Robert Mullen, Ph.D.
Director of Agronomy
To say Dr. Robert Mullen is passionate about agriculture would be an understatement. He holds a Bachelor of Science degree in ag business from Cameron University, along with a Master of Science degree in plant and soil science and a Ph.D. in soil science from Oklahoma State University. In addition, Dr. Mullen has been published in a variety of scientific and trade journals. But it’s not just his academic accomplishments that make him unique. It’s his unwavering ability to take complex data and — in simple terms — explain how it impacts a farmer’s bottom line. Dr. Mullen delivers the kind of insightful observations that can lead to a more profitable business. As a leading agronomy expert, Dr. Mullen has a goal to further educate farmers on best management practices that improve their yields and maximize their return on investment.
Like most production issues, nutrient deficiencies rarely affect an entire field. When there are areas that are exhibiting suspected nutrient issues, here is the best way to go about determining what the likely issue is.

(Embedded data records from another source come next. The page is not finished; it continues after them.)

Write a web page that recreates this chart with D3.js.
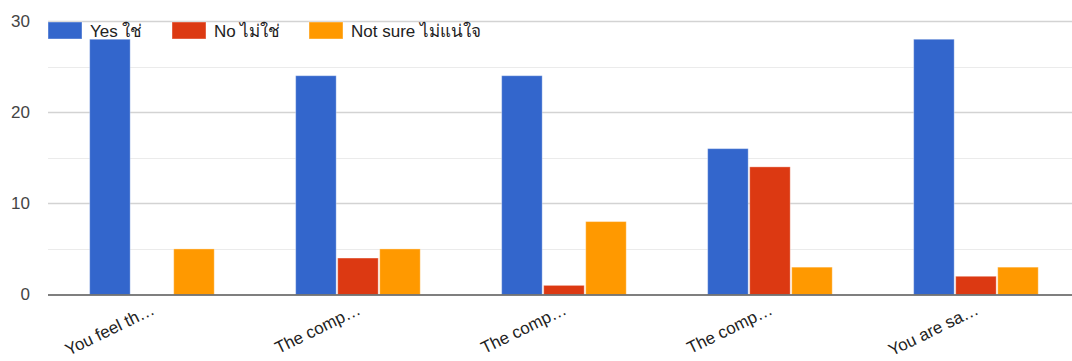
<!DOCTYPE html>
<html>
<head>
<meta charset="utf-8">
<script src="https://cdn.jsdelivr.net/npm/d3@7"></script>
<style>
  body { margin: 0; background: #fff; }
  svg { display: block; font-family: Arial, "Liberation Sans", "Noto Sans", sans-serif; }
</style>
</head>
<body>
<svg id="chart"></svg>
<script>
const categories = ['You feel th…', 'The comp…', 'The comp…', 'The comp…', 'You are sa…'];
const seriesNames = ['Yes ใช่', 'No ไม่ใช่', 'Not sure ไม่แน่ใจ'];
const yesValues = [28, 24, 24, 16, 28];
const noValues = [0, 4, 1, 14, 2];
const notSureValues = [5, 5, 8, 3, 3];
const yTicks = [0, 10, 20, 30];
const yMinorTicks = [5, 15, 25];
const colors = ['#3366cc', '#dc3912', '#ff9900'];

const width = 1072;
const height = 361;
const seriesValues = [yesValues, noValues, notSureValues];

const svg = d3.select('#chart')
  .attr('width', width)
  .attr('height', height);

const x = d3.scaleBand()
  .domain(d3.range(categories.length))
  .range([49.7, 1079.7])
  .paddingInner(0.388)
  .paddingOuter(0.194);

const xInner = d3.scaleBand()
  .domain(d3.range(seriesNames.length))
  .range([0, x.bandwidth()]);

const y = d3.scaleLinear()
  .domain([0, 30])
  .range([294.5, 21]);

const gridLeft = 48;

// minor gridlines
svg.append('g')
  .selectAll('line')
  .data(yMinorTicks)
  .join('line')
  .attr('x1', gridLeft)
  .attr('x2', width)
  .attr('y1', d => Math.round(y(d)) + 0.5)
  .attr('y2', d => Math.round(y(d)) + 0.5)
  .attr('stroke', '#ebebeb')
  .attr('stroke-width', 1);

// major gridlines
svg.append('g')
  .selectAll('line')
  .data(yTicks.filter(d => d !== 0))
  .join('line')
  .attr('x1', gridLeft)
  .attr('x2', width)
  .attr('y1', d => Math.round(y(d)) + 0.5)
  .attr('y2', d => Math.round(y(d)) + 0.5)
  .attr('stroke', '#d3d3d3')
  .attr('stroke-width', 1.3);

// y tick labels
svg.append('g')
  .selectAll('text')
  .data(yTicks)
  .join('text')
  .attr('x', 30)
  .attr('y', d => y(d))
  .attr('dy', '0.35em')
  .attr('text-anchor', 'end')
  .attr('font-size', 17)
  .attr('fill', '#444')
  .text(d => d);

// bars
const groups = svg.append('g')
  .selectAll('g')
  .data(categories.map((c, i) => i))
  .join('g')
  .attr('transform', i => `translate(${x(i)},0)`);

groups.selectAll('rect')
  .data(i => seriesValues.map((vals, s) => ({ s, v: vals[i] })))
  .join('rect')
  .attr('x', d => xInner(d.s))
  .attr('y', d => y(d.v))
  .attr('width', xInner.bandwidth() - 1.5)
  .attr('height', d => y(0) - y(d.v))
  .attr('fill', d => colors[d.s])
  .attr('stroke', '#fff')
  .attr('stroke-opacity', 0.35)
  .attr('stroke-width', 1);

// baseline
svg.append('line')
  .attr('x1', gridLeft)
  .attr('x2', width)
  .attr('y1', y(0) + 0.5)
  .attr('y2', y(0) + 0.5)
  .attr('stroke', '#555')
  .attr('stroke-width', 1.6);

// x labels
svg.append('g')
  .selectAll('text')
  .data(categories)
  .join('text')
  .attr('transform', (d, i) => `translate(${x(i) + x.bandwidth() / 2 + 3},${y(0) + 19}) rotate(-26)`)
  .attr('text-anchor', 'end')
  .attr('font-size', 17)
  .attr('fill', '#222')
  .text(d => d);

// legend
const legendX = [48, 172, 309];
const legend = svg.append('g')
  .selectAll('g')
  .data(seriesNames)
  .join('g')
  .attr('transform', (d, i) => `translate(${legendX[i]},22)`);

legend.append('rect')
  .attr('width', 34)
  .attr('height', 17)
  .attr('fill', (d, i) => colors[i])
  .attr('stroke', '#fff')
  .attr('stroke-opacity', 0.4);

legend.append('text')
  .attr('x', 42)
  .attr('y', 15)
  .attr('font-size', 17)
  .attr('fill', '#222')
  .text(d => d);
</script>
</body>
</html>
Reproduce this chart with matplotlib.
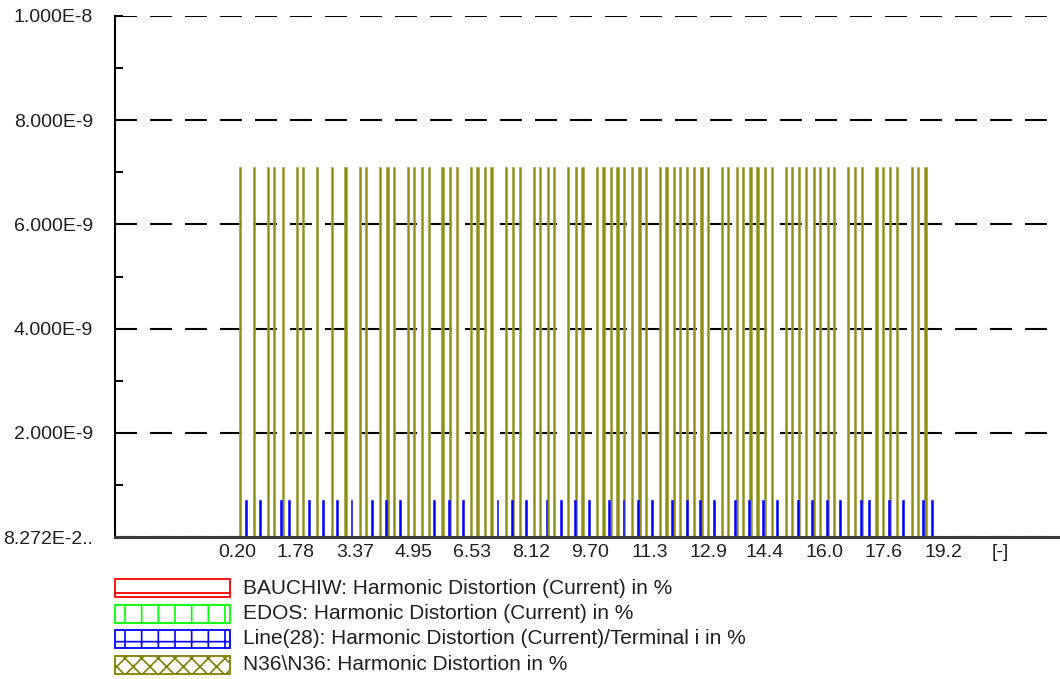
import matplotlib
matplotlib.use("Agg")
import matplotlib.pyplot as plt
from matplotlib.patches import Rectangle
from matplotlib.lines import Line2D

plt.rcParams['font.family'] = ['Liberation Sans', 'DejaVu Sans']
plt.rcParams['hatch.linewidth'] = 1.2
plt.rcParams['lines.scale_dashes'] = False

# N36\N36 Balken (x-Position, Hoehe)
n36_x = [0.28, 0.66, 1.04, 1.20, 1.43, 1.81, 1.97, 2.36, 2.75, 3.12, 3.51, 3.66,
         4.05, 4.25, 4.42, 4.81, 4.97, 5.17, 5.37, 5.73, 5.93, 6.11, 6.50, 6.67,
         6.87, 7.05, 7.43, 7.62, 7.81, 8.19, 8.35, 8.56, 8.74, 9.11, 9.32, 9.50,
         9.88, 10.06, 10.26, 10.44, 10.62, 10.82, 11.03, 11.21, 11.58, 11.76, 11.96,
         12.12, 12.32, 12.50, 12.70, 12.88, 13.26, 13.42, 13.65, 13.82, 14.02, 14.21,
         14.41, 14.59, 14.97, 15.14, 15.32, 15.51, 15.73, 15.89, 16.10, 16.27, 16.65,
         16.83, 17.03, 17.41, 17.58, 17.77, 17.97, 18.36, 18.52, 18.73]
n36_val = 7.10e-9

# Line(28) Balken
line28_x = [0.44, 0.82, 1.38, 1.60, 2.14, 2.52, 2.90, 3.28, 3.83, 4.21, 4.59,
            5.51, 5.90, 6.28, 7.21, 7.60, 7.98, 8.53, 8.91, 9.29, 9.67, 10.22,
            10.60, 10.98, 11.36, 11.91, 12.30, 12.67, 13.04, 13.60, 13.98, 14.36,
            14.74, 15.30, 15.68, 16.07, 16.43, 17.00, 17.20, 17.75, 18.13, 18.67, 18.90]
line28_val = 7.15e-10

ytick_vals = [0, 2e-9, 4e-9, 6e-9, 8e-9, 1e-8]
ytick_lbl = ['8.272E-2..', '2.000E-9', '4.000E-9', '6.000E-9', '8.000E-9', '1.000E-8']
yminor_vals = [1e-9, 3e-9, 5e-9, 7e-9, 9e-9]
xtick_lbl = ['0.20', '1.78', '3.37', '4.95', '6.53', '8.12', '9.70',
             '11.3', '12.9', '14.4', '16.0', '17.6', '19.2']
xunit_pos = 20.73

legend_names = ['BAUCHIW: Harmonic Distortion (Current) in %',
                'EDOS: Harmonic Distortion (Current) in %',
                'Line(28): Harmonic Distortion (Current)/Terminal i in %',
                'N36\\N36: Harmonic Distortion in %']
legend_colors = ['#ff0000', '#00ff00', '#0000ff', '#808000']
legend_hatch = ['', '|', '+', 'xx']

W, H = 1060, 679
fig = plt.figure(figsize=(W / 100, H / 100), dpi=100)
ax = fig.add_axes([114.5 / W, 1 - 537.3 / H, 1 - 114.5 / W, (537.3 - 15.7) / H])

ax.bar(n36_x, n36_val, width=0.06, color='#8e8e14', edgecolor='#a4a448', linewidth=0.5, zorder=3)
ax.bar(line28_x, line28_val, width=0.05, color='#0000ff', edgecolor='#2020ff', linewidth=0.5, zorder=4)

ax.set_xlim(-3.10, 22.35)
ax.set_ylim(0, 1.0e-8)

ax.set_yticks(ytick_vals)
ax.set_yticklabels(ytick_lbl)
ax.set_yticks(yminor_vals, minor=True)
xt = [float(s) for s in xtick_lbl] + [xunit_pos]
ax.set_xticks(xt)
ax.set_xticklabels(xtick_lbl + ['[-]'])

ax.yaxis.grid(True, which='major', color='black', linestyle=(0, (15.8, 9.4)), linewidth=1.5, zorder=5)
ax.set_axisbelow(False)

for s in ['top', 'right']:
    ax.spines[s].set_visible(False)
ax.spines['left'].set_linewidth(1.5)
ax.spines['left'].set_color('black')
ax.spines['bottom'].set_linewidth(2.2)
ax.spines['bottom'].set_color('#3a3a3a')
ax.spines['bottom'].set_zorder(6)

ax.tick_params(axis='y', which='both', direction='in', length=6, width=1.4,
               color='black', pad=15.5, labelsize=14, labelcolor='#202020')
ax.tick_params(axis='x', length=0, pad=5, labelsize=14, labelcolor='#202020')

# Legende unter dem Diagramm
row_y = [588, 613.5, 639, 664.5]
bx, bw, bh = 115, 115, 18
for i in range(4):
    y0 = 1 - (row_y[i] + bh / 2) / H
    r = Rectangle((bx / W, y0), bw / W, bh / H, transform=fig.transFigure,
                  facecolor='white', edgecolor=legend_colors[i], hatch=legend_hatch[i] or None,
                  linewidth=1.3)
    fig.add_artist(r)
    if i == 0:
        yl = 1 - (row_y[i] - bh / 2 + 0.75 * bh) / H
        fig.add_artist(Line2D([bx / W, (bx + bw) / W], [yl, yl], transform=fig.transFigure,
                              color=legend_colors[i], linewidth=1.3))
    fig.text(243 / W, 1 - row_y[i] / H, legend_names[i], fontsize=15, color='#202020',
             va='center', ha='left')

fig.savefig('out.png', dpi=100)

Ideally, plant tissue and soil samples should be collected for comparison. Collect around 15 samples from the affected area and 15 samples from the unaffected area near the affected area. Sample the same plant parts from both areas. If the samples are collected early in the growing season, collect the entire plant for tissue analysis. Later season sampling should focus on specific plant parts (corn – ear leaf, soybean – newest most fully expanded trifoliate, etc.). Soil samples should be collected to a traditional soil sampling depth (typically 6-8 inches).
Compare the affected area against the unaffected area and see what differences there are. Interpreting the information can be a complicated exercise. Pay close attention to the details for each area that was sampled.